What needs to be done:
From the listing below, select every line where the word "Output" appears.

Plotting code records
— start —

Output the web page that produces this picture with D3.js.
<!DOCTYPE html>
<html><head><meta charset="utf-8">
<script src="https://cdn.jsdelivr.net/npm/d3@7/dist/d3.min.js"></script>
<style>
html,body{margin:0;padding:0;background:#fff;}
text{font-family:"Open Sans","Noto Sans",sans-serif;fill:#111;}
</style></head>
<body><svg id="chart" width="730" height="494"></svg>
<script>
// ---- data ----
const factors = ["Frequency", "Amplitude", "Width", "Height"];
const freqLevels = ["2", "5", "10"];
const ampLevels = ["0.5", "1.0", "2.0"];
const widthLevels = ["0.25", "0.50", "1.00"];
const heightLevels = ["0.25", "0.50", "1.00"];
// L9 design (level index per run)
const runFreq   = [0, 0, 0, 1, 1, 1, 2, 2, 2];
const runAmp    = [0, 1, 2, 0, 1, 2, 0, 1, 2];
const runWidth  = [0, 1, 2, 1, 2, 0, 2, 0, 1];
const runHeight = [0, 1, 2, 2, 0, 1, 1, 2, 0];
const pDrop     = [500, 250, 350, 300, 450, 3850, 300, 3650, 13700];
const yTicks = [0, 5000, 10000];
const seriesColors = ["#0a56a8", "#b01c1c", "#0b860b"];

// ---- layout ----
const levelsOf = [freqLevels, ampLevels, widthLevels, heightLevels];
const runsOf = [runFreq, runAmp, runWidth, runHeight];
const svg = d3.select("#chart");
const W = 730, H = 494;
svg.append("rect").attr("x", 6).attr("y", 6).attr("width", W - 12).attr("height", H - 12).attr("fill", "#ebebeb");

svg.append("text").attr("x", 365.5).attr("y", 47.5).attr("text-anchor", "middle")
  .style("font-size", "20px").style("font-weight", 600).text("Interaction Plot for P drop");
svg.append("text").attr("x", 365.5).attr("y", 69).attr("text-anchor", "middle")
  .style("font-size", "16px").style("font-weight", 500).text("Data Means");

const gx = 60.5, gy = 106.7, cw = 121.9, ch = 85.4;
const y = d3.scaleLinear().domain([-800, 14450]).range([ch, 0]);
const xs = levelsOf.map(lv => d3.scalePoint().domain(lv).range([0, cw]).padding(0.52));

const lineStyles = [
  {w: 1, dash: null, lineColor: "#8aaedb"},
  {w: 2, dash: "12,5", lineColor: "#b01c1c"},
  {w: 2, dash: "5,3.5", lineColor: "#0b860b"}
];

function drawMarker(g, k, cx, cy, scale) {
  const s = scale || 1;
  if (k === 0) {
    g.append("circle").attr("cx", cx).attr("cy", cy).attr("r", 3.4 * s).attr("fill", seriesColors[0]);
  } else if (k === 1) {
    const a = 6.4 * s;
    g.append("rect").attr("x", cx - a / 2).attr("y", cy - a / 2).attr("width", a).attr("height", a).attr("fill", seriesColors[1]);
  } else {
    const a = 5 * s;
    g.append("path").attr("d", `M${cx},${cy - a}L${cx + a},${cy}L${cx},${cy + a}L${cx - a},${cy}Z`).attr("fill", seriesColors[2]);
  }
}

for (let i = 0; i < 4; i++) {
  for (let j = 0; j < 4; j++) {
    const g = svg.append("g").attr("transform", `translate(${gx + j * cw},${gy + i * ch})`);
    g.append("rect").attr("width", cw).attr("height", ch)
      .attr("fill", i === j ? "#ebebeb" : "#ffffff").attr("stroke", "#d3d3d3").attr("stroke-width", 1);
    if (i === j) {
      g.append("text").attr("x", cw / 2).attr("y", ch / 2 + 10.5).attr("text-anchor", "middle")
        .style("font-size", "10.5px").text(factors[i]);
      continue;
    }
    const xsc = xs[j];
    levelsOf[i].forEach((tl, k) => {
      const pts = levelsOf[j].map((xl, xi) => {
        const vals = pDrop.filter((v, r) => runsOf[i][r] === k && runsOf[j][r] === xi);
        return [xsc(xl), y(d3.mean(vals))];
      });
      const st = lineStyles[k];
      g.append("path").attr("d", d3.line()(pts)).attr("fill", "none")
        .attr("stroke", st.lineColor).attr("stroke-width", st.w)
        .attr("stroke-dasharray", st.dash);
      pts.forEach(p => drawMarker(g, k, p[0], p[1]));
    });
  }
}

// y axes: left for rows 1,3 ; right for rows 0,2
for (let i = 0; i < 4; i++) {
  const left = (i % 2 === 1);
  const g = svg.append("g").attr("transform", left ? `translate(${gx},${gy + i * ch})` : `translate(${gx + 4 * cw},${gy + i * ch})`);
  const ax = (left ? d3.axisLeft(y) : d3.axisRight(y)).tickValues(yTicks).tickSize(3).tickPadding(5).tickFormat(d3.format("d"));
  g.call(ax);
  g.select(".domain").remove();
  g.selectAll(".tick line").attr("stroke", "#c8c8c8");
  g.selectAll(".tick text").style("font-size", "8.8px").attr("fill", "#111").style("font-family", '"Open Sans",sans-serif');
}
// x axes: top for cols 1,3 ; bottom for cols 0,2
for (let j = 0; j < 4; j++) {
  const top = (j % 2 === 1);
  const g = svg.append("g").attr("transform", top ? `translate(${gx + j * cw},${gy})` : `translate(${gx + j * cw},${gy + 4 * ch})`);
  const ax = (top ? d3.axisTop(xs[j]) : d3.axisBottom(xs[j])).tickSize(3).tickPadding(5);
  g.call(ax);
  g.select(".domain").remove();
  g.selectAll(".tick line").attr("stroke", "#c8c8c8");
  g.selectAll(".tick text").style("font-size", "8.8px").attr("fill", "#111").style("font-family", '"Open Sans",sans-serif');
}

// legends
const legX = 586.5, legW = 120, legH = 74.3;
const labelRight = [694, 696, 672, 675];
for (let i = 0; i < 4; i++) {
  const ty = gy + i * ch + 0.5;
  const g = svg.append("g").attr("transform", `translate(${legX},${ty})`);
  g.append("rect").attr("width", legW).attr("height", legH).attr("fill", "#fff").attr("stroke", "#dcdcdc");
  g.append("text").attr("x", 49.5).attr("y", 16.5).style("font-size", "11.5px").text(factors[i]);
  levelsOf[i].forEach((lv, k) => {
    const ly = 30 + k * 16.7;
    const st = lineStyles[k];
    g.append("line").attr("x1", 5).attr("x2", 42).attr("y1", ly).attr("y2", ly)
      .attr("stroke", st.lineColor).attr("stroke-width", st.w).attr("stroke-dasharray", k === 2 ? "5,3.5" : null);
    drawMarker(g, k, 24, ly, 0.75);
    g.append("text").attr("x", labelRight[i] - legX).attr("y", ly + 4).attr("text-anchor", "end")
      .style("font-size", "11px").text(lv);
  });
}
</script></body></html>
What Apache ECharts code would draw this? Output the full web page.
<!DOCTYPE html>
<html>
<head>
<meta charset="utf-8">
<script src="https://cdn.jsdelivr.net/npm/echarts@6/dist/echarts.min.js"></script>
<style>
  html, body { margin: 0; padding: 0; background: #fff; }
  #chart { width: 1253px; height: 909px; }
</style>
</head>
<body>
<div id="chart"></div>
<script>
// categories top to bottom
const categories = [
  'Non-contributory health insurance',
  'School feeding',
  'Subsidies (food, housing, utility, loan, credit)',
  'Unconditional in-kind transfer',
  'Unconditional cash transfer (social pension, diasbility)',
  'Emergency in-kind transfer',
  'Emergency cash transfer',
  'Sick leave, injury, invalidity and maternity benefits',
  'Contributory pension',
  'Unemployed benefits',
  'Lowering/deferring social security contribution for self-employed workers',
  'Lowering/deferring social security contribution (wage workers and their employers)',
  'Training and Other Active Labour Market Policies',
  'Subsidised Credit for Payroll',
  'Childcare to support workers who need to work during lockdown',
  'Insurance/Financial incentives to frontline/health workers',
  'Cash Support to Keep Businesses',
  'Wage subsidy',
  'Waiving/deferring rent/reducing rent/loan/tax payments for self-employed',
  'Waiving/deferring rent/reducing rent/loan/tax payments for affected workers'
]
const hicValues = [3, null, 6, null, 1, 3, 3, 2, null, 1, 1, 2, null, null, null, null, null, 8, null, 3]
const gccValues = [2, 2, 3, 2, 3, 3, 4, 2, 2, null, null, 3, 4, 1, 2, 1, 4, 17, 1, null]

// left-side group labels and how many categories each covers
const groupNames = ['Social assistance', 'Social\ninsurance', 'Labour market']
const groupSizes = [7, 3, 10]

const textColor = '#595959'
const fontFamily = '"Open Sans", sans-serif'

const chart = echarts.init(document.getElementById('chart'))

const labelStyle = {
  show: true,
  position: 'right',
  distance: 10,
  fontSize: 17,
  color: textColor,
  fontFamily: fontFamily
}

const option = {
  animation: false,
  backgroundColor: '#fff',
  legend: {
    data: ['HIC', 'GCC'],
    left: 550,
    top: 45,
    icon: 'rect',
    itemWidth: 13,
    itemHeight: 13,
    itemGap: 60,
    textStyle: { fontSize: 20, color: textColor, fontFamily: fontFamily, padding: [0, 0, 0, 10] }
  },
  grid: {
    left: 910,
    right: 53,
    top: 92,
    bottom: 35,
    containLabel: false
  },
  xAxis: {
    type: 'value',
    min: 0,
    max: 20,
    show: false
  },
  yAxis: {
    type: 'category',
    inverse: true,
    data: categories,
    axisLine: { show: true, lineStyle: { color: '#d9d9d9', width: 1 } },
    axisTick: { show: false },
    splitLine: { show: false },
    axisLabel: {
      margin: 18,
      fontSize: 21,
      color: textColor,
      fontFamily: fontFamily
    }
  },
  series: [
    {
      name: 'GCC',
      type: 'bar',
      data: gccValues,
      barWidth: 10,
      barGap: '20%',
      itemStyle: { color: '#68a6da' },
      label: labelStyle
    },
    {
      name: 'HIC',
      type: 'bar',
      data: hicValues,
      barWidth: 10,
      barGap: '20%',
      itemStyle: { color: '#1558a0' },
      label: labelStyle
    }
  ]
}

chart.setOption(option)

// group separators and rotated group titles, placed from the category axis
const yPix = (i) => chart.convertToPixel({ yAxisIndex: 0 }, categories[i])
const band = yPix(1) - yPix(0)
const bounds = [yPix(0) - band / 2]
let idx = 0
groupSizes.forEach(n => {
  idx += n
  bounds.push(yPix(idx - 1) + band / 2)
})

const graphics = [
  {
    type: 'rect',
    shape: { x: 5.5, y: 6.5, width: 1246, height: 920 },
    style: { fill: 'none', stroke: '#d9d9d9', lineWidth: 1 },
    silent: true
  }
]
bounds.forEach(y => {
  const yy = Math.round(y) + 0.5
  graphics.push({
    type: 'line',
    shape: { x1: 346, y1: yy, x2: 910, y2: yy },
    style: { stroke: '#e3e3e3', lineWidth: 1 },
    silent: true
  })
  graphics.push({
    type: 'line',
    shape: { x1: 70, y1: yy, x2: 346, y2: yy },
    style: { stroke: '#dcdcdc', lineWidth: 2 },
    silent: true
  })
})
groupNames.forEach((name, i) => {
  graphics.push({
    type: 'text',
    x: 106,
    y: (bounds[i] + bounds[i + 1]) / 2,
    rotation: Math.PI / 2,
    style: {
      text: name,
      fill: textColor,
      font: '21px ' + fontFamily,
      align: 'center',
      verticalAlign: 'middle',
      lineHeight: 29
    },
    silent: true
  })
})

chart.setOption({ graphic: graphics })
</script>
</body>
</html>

— end —
— start —

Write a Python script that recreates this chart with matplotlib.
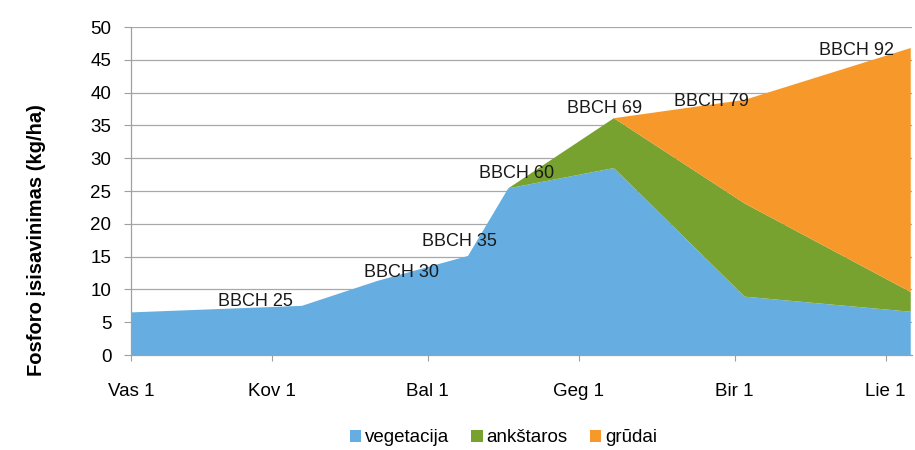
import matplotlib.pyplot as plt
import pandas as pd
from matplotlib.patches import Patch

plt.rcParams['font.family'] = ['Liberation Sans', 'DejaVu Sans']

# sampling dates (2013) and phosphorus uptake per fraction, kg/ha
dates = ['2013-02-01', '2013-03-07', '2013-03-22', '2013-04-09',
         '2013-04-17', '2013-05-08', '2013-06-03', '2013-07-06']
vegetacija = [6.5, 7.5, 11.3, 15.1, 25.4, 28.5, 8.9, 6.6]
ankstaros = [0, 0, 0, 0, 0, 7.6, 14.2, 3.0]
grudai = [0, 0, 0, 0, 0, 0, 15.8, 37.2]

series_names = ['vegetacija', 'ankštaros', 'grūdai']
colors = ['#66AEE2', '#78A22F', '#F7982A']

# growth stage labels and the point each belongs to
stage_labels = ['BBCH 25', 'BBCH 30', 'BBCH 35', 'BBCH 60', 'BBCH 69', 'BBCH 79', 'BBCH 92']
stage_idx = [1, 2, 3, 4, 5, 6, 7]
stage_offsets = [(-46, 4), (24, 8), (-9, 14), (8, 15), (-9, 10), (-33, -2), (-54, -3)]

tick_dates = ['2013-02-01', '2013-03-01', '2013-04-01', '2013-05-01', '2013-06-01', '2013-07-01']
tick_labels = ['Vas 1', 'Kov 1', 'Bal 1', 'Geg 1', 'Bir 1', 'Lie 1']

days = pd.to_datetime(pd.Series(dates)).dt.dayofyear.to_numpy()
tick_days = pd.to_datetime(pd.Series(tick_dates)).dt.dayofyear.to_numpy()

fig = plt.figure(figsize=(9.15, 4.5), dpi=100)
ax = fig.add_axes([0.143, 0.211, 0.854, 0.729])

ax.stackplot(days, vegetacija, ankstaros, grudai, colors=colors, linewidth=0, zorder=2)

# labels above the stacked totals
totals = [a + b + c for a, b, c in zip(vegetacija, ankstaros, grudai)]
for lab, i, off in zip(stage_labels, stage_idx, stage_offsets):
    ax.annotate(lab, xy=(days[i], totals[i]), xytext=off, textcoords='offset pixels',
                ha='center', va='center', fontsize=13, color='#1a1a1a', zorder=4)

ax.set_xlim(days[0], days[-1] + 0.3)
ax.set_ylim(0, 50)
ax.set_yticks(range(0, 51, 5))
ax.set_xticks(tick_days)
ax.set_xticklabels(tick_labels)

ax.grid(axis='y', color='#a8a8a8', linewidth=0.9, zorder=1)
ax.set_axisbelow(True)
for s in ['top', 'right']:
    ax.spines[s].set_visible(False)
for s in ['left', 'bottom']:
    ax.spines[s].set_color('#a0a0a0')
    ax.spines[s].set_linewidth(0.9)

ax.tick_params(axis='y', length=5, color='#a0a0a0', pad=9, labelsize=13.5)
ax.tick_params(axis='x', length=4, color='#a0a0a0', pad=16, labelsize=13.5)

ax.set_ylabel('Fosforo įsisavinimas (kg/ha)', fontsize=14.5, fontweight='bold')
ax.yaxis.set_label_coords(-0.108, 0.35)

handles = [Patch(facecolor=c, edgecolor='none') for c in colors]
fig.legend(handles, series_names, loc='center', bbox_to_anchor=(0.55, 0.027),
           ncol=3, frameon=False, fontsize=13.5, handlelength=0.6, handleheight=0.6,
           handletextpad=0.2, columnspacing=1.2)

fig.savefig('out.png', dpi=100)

— end —

Expected answer:
Output the web page that produces this picture with D3.js.
What Apache ECharts code would draw this? Output the full web page.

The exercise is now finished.